CALL 52

I spent much of the first part of this week attending the 52nd Colloquium on African Languages and Linguistics online. Such a  breadth of topics — pursued in depth!  My talk, which I somewhat ambitiously titled “What modal
distinctions are salient in Nguni languages?”, attempted to summarize some of the major findings of our comparative study on modal expressions in South African Bantu languages thus far, and specifically dealt with the question of participant-internal vs. participant-external possibility categories (and the salience of the distinction), and with the less-commonly discussed, and, it turns out, somewhat confusingly named category of “existential” possibility.  The interaction with the audience was stimulating and my collaborators and I came away with new insights and directions for our ongoing studies. I am not a huge fan of attending conferences remotely as a rule (even as I prefer to avoid air travel whenever possible!), but I am nevertheless grateful to intrepid organizers of hybrid conferences everywhere for opening up their events to a much wider range of participants.

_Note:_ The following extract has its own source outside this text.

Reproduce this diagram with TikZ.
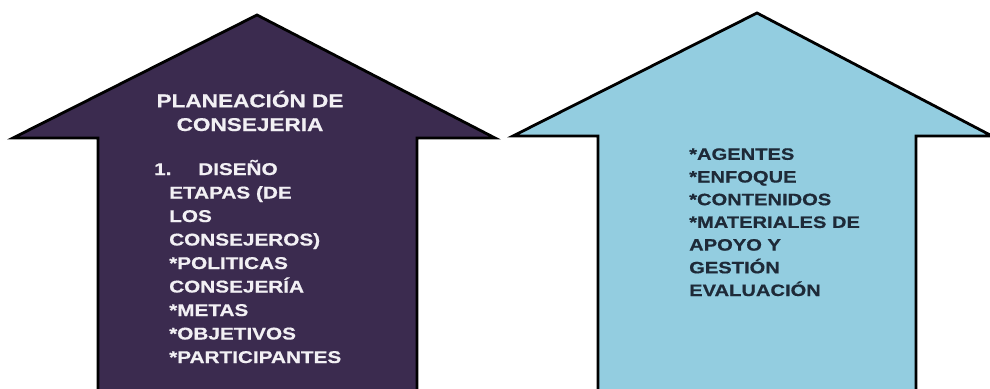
\documentclass[tikz,border=0pt]{standalone}
\usepackage{fontspec}
\newfontfamily\arrowfont[FakeStretch=1.22, BoldFeatures={FakeBold=0.6}]{Liberation Sans}
\definecolor{darkplum}{HTML}{3B2B4F}
\definecolor{skyfill}{HTML}{93CDE0}
\definecolor{navytext}{HTML}{1E2A38}
\definecolor{paletext}{HTML}{F2F0F4}
\tikzset{
  arrowshape/.style={draw=black, line width=2.8pt, line join=miter},
  titletext/.style={inner sep=0pt, align=center, text=paletext, font=\arrowfont\bfseries\fontsize{18.5}{23.8}\selectfont},
  listtext/.style={inner sep=0pt, align=left, font=\arrowfont\bfseries\fontsize{17}{23.5}\selectfont},
}
\begin{document}
\begin{tikzpicture}[x=1pt,y=-1pt]
\useasboundingbox (0,0) rectangle (990,388);
\begin{scope}
\clip (0,0) rectangle (990,388);
% left arrow
\draw[arrowshape, fill=darkplum] (98,400) -- (98,138) -- (13,138) -- (257,15) -- (495,138) -- (417,138) -- (417,400) -- cycle;
% right arrow
\draw[arrowshape, fill=skyfill] (598,400) -- (598,136) -- (513,136) -- (757,13) -- (992,136) -- (916,136) -- (916,400) -- cycle;
\end{scope}
% anchor=base refers to the baseline of the last line
\node[titletext, anchor=base] (title) at (250,131) {PLANEACIÓN DE\\CONSEJERIA};
\node[listtext, text=paletext, anchor=base west] (leftlist) at (169,363)
  {\hspace*{-15pt}\makebox[44pt][l]{1.}DISEÑO\\
   ETAPAS (DE\\
   LOS\\
   CONSEJEROS)\\
   *POLITICAS\\
   CONSEJERÍA\\
   *METAS\\
   *OBJETIVOS\\
   *PARTICIPANTES};
\node[listtext, text=navytext, anchor=base west, font=\arrowfont\bfseries\fontsize{16.5}{22.7}\selectfont] (rightlist) at (689,296)
  {*AGENTES\\
   *ENFOQUE\\
   *CONTENIDOS\\
   *MATERIALES DE\\
   APOYO Y\\
   GESTIÓN\\
   EVALUACIÓN};
\end{tikzpicture}
\end{document}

On Wednesday, I also gave an informal talk at our department coffee hour  with my thoughts on the meaning of “productivity”, and on organizing sane and humane individual and group workflows. I very briefly introduced Trello and showed some of the boards I’ve been using for my own work and (with sensitive information omitted!) those we’ve been using to organize our work at the journal.  Over the past several years, I’ve become extremely interested in the intersections of technology, attention, decision-making, and senses of time, and it was exciting to discuss some of my semi-developed ideas with colleagues.